1991 yılında yayımladığı ilk romanı “İki Yeşil Susamuru” büyük ilgi gördü. İkinci romanı 1993’te geldi: “Balık İzlerinin Sesi”. Yurtiçinde ve yurtdışında büyük yankı uyandıran bu romanıyla 1993 Yunus Nadi Roman ödülünü aldı. Aynı yıl İngiliz Kültür Derneği'nin(The British Council) davetlisi olarak Cambridge Edebiyat Konferansı'na, 1994 yılında da Duisburg Kütüphanesi'nin davetlisi olarak Almanya edebiyat turnesine katıldı.

1997 yılında Uzuner, İstanbul Üniversitesi Yılın Romanı ödülünün sahibi olduğu “Kumral Ada Mavi Tuna” romanını yayımladı ve kitap “Mediterranean Waltz” adıyla değişik ülkelerde yayınlandı. Diğer romanları; “Uzun Beyaz Bulut-Gelibolu (2001), İstanbullular (2007), “Su (2012)”

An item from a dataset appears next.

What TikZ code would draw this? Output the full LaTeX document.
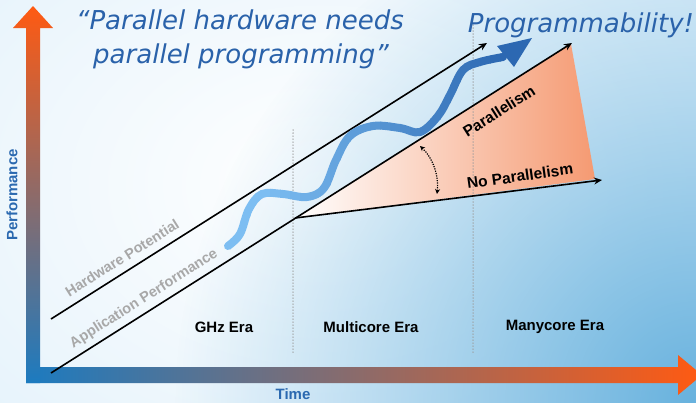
\documentclass[tikz,border=0pt]{standalone}
\usepackage{fontspec}
\setmainfont{Liberation Sans}
\newfontfamily\titlefont{DejaVu Sans}
\usetikzlibrary{arrows.meta,fadings}

\definecolor{bgblue}{HTML}{C9E5F7}
\definecolor{bgdeep}{HTML}{68B2DE}
\definecolor{axblue}{HTML}{1C7BC0}
\definecolor{axmauve}{HTML}{BA6A90}
\definecolor{axorange}{HTML}{FF5A12}
\definecolor{wedgeorange}{HTML}{F59A72}
\definecolor{wavelight}{HTML}{7DBEF2}
\definecolor{wavedark}{HTML}{2C68B2}
\definecolor{titleblue}{HTML}{2A62AA}
\definecolor{axlblue}{HTML}{2B69B0}
\definecolor{labelgray}{HTML}{A8A8A8}
\definecolor{eragray}{HTML}{9C9C9C}

\tikzfading[name=blobfade, inner color=transparent!0, outer color=transparent!100]

\begin{document}
\begin{tikzpicture}[x=1pt,y=-1pt,
  lbl/.style={font=\bfseries\fontsize{15}{18}\selectfont, text=black, inner sep=0pt},
  parlbl/.style={font=\bfseries\fontsize{15.5}{18}\selectfont, text=black, inner sep=0pt},
  glbl/.style={font=\bfseries\fontsize{14.5}{17}\selectfont, text=labelgray, inner sep=0pt},
  axl/.style={font=\bfseries\fontsize{15}{18}\selectfont, text=axlblue, inner sep=0pt},
  ttl/.style={font=\titlefont\itshape\fontsize{26}{30}\selectfont, text=titleblue, inner sep=0pt, anchor=base},
  trend/.style={line width=1.6pt, -{Stealth[length=8pt,width=7pt]}},
  eraline/.style={eragray, line width=1.5pt, dash pattern=on 0pt off 3pt, line cap=round},
  dots/.style={line width=1.2pt, dash pattern=on 1.2pt off 1.2pt}]

\useasboundingbox (0,0) rectangle (696,402);

% background
\begin{scope}
  \clip (0,0) rectangle (696,402);
  \fill[bgblue] (0,0) rectangle (696,402);
  \shade[inner color=white, outer color=bgblue] (320,185) ellipse (1000 and 720);
  \fill[bgdeep, path fading=blobfade] (696,402) circle (520);
\end{scope}

% axes
\begin{scope}
  \clip (0,0) rectangle (696,402);
  \shade[left color=axblue, middle color=axmauve, right color=axorange]
    (26,367) -- (678,367) -- (678,355) -- (702,375) -- (678,395) -- (678,383) -- (26,383) -- cycle;
  \shade[bottom color=axblue, middle color=axmauve, top color=axorange]
    (26,383) -- (26,28) -- (13,28) -- (33,6) -- (53,28) -- (40,28) -- (40,383) -- cycle;
\end{scope}

% key points
\coordinate (hw0) at (51,319);
\coordinate (hw1) at (487,43);
\coordinate (ap0) at (51,373);
\coordinate (ap1) at (572,43);
\coordinate (np0) at (295,218);
\coordinate (np1) at (602,180);
\coordinate (wtop) at (571,44);
\coordinate (wbot) at (595,179);

% wedge
\shade[left color=white, right color=wedgeorange] (np0) -- (wtop) -- (wbot) -- cycle;

% era separators
\coordinate (e1a) at (293,130);
\coordinate (e1b) at (293,353);
\coordinate (e2a) at (473,25);
\coordinate (e2b) at (473,353);
\draw[eraline] (e1a) -- (e1b);
\draw[eraline] (e2a) -- (e2b);

% trend lines
\draw[trend] (hw0) -- (hw1);
\draw[trend] (ap0) -- (ap1);
\draw[trend] (np0) -- (np1);

% dotted double arrow
\coordinate (dA) at (420,146);
\coordinate (dB) at (437,194);
\draw[dots, {Stealth[length=5pt,width=5pt]}-{Stealth[length=5pt,width=5pt]}]
  (dA) .. controls (433,158) and (439,176) .. (dB);

% blue wave, coloured strip by strip from light to dark
\def\wavepath{plot[smooth, tension=0.6] coordinates {(228,246) (240,234) (249,209) (262,194) (283,194) (307,197) (324,188) (336,160) (350,136) (373,126) (400,128) (420,132) (438,116) (450,95) (463,70) (480,62) (503,57)}}
\foreach \i in {0,...,29} {
  \pgfmathsetmacro\xa{220+\i*10}
  \pgfmathsetmacro\xb{\xa+10.6}
  \pgfmathsetmacro\pc{max(0,min(100,(\xa+5-265)/2.35))}
  \begin{scope}
    \clip (\xa,0) rectangle (\xb,402);
    \draw[wavedark!\pc!wavelight, line width=8pt, line cap=round] \wavepath;
  \end{scope}
}
\fill[wavedark] (532,38) -- (497,46) -- (505,56) -- (514,67) -- cycle;

% texts
\node[ttl] (t1) at (240,29) {“Parallel hardware needs};
\node[ttl] (t2) at (241,63) {parallel programming”};
\node[ttl] (prog) at (581,32) {Programmability!};

\node[glbl, rotate=32.3] (hwl) at (122,258) {Hardware Potential};
\node[glbl, rotate=32.3] (apl) at (144,299) {Application Performance};
\node[parlbl, rotate=32.3] (par) at (499,111) {Parallelism};
\node[parlbl, rotate=8] (nop) at (520,176) {No Parallelism};

\node[lbl] (ghz) at (224,327) {GHz Era};
\node[lbl] (multi) at (371,327) {Multicore Era};
\node[lbl] (many) at (555,327) {Manycore Era};

\node[axl, rotate=90] (perf) at (12,195) {Performance};
\node[axl] (time) at (293,394) {Time};
\end{tikzpicture}
\end{document}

Uzuner, Sabah Magazin’in “Türkiye Cumhuriyeti'nin 75.Yılında İz Bırakan 75 Kadını” listesinde yer aldı ve 1996 yılında University of Iowa tarafından onursal akademisyen yazar seçildi.

İngiltere' de kısa öykülerden oluşan “A Cup of Turkish Coffee” adlı kitabı yayımlanan Uzuner, National Geographic-Traveller Turkey dergisinde 19971999 yılları arasında Sokak Portreleri bölümünü hazırladı. Gezi öykülerini, “Bir Siyah Saçlı Kadının Gezi Notları (1989)”, “Şehir Romantiğinin Günlüğü (1998)”, “New York Seyir Defteri (2000)”, “İstanbul Seyir Defteri (2005)” adlı kitaplarda topladı.

Türkiye P.E.N Yazarlar Derneği, T.Y.S. Edebiyatçılar Derneği, TWUC’un üyesi olan Uzuner, aynı zamanda Balkan Dekameronu ve Gezginler Kulübü'nün de kurucuları arasında yer almaktadır.